Ken Fedor, who lives on Ashford Trail, said he has major concerns about the city seeking connectivity from the neighborhood to Murphey Candler Park.

He said he and his son currently cross Nancy Creek using the stormwater pipe to get to Murphey Candler Park, but to open up the area to the public would mean dozens and dozens of cars would be parked in the neighborhoods so people could access the public trail to the park’s sports complex.

“Fix the parking, please, at Murphey Candler Park before creating other parking issues,” Fedor said.

Linda Sherbert, left, and Dunwoody Forest Neighborhood Association President Paul Murphy spoke out forcefully against the city buying land at 1664 Remington Road. (Photo Dyana Bagby)

Linda Sherbert said the windows on the back of her home look onto 1664 Remington Road and to have the property become a public space would be a “disaster.”

“We already have green space.

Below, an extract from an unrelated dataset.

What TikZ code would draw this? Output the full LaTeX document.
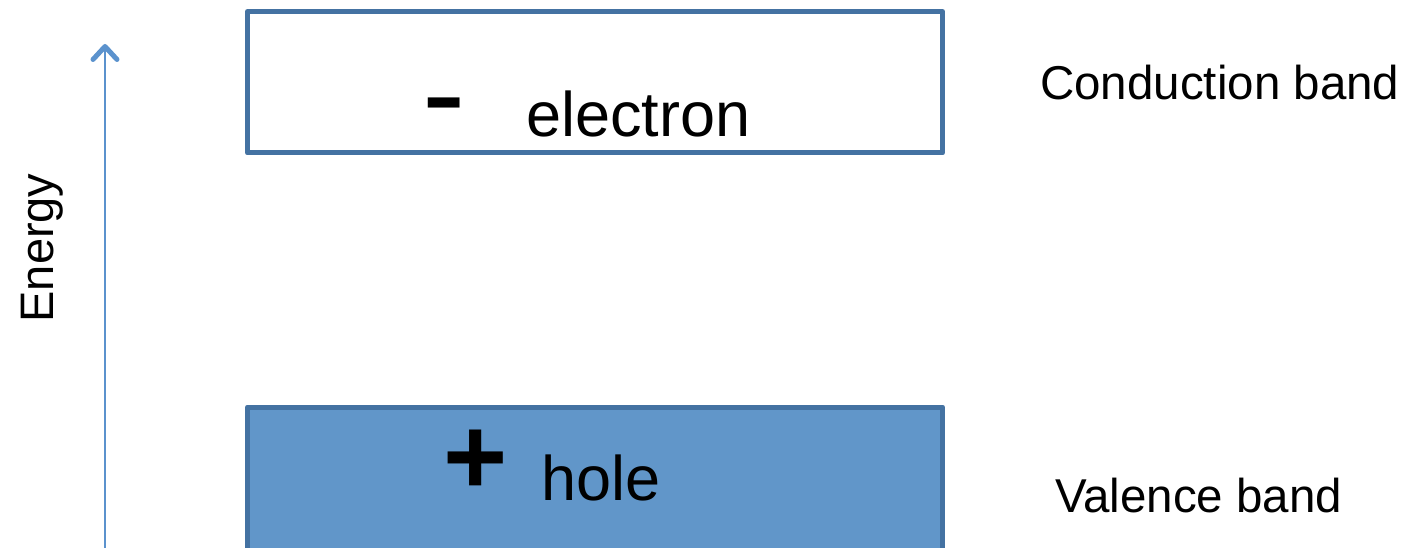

This sounds like a grab for ‘greed’ space,” Sherbert said. “You want this to make a gateway to Murphey Candler Park. We want the peace and quiet and that’s why we live in a cul de sac. We don’t want the city of Brookhaven there.”

Not everyone was opposed to the city buying the property. Todd Copilevitz of Colt Drive said he understood the process the city goes through to buy land is as transparent as possible.

“It really embarrasses me the amount of fear mongering that is going on,” he said. “Do not try to gin up a bunch of fear … argue facts instead of theory.”

Tom Reilly with the National Wildlife Federation and a Remington Road resident said the purpose for the city to buy the land is to keep it the way it is. “All we are looking at is a change of ownership. Your imagination is doing a lot of damage here,” he said to opponents.

Ernst tried to assure the crowd they would have input on anything that would occur on the land should the city buy it.

“What I hear is there is great fear and trepidation of change. There is fear of a parking lot, there is a fear of crime, there is fear of a parking on street,” he said. “We don’t know if we are going to acquire it.”

Ernst also acknowledged there is a distrust of government but that the city was trying to be as transparent as possible by holding a community meeting to talk about land it hasn’t purchased yet to try to quell the rumors. Normally a municipality does not discuss real estate purchases with the public before a purchase has been finalized.

He also said there are deed restrictions that can be requested by neighbors to ensure that a parking lot or paths are not put on the property.

Jones, who represents those living on Remington Road in District 1, said she first got the idea of the city purchasing the land “in the heart of Brookhaven” after talking to residents who wanted to save it from redevelopment — perhaps from someone who wants to build a large estate on the land and then ban anyone from using the property. She said the idea would be to keep the land as it is, if that is what the community wanted to do.

She also tried to assuage the fears of the city building a multi-use path to connect the Remington Road area to Murphey Candler Park by explaining the idea is part of the long-term plan — approximately 20 years in the future — of the city’s recently approved Bicycle, Pedestrian &Trail Plan.

“This is not anything that’s in play now or will be in our lifetimes,” she said.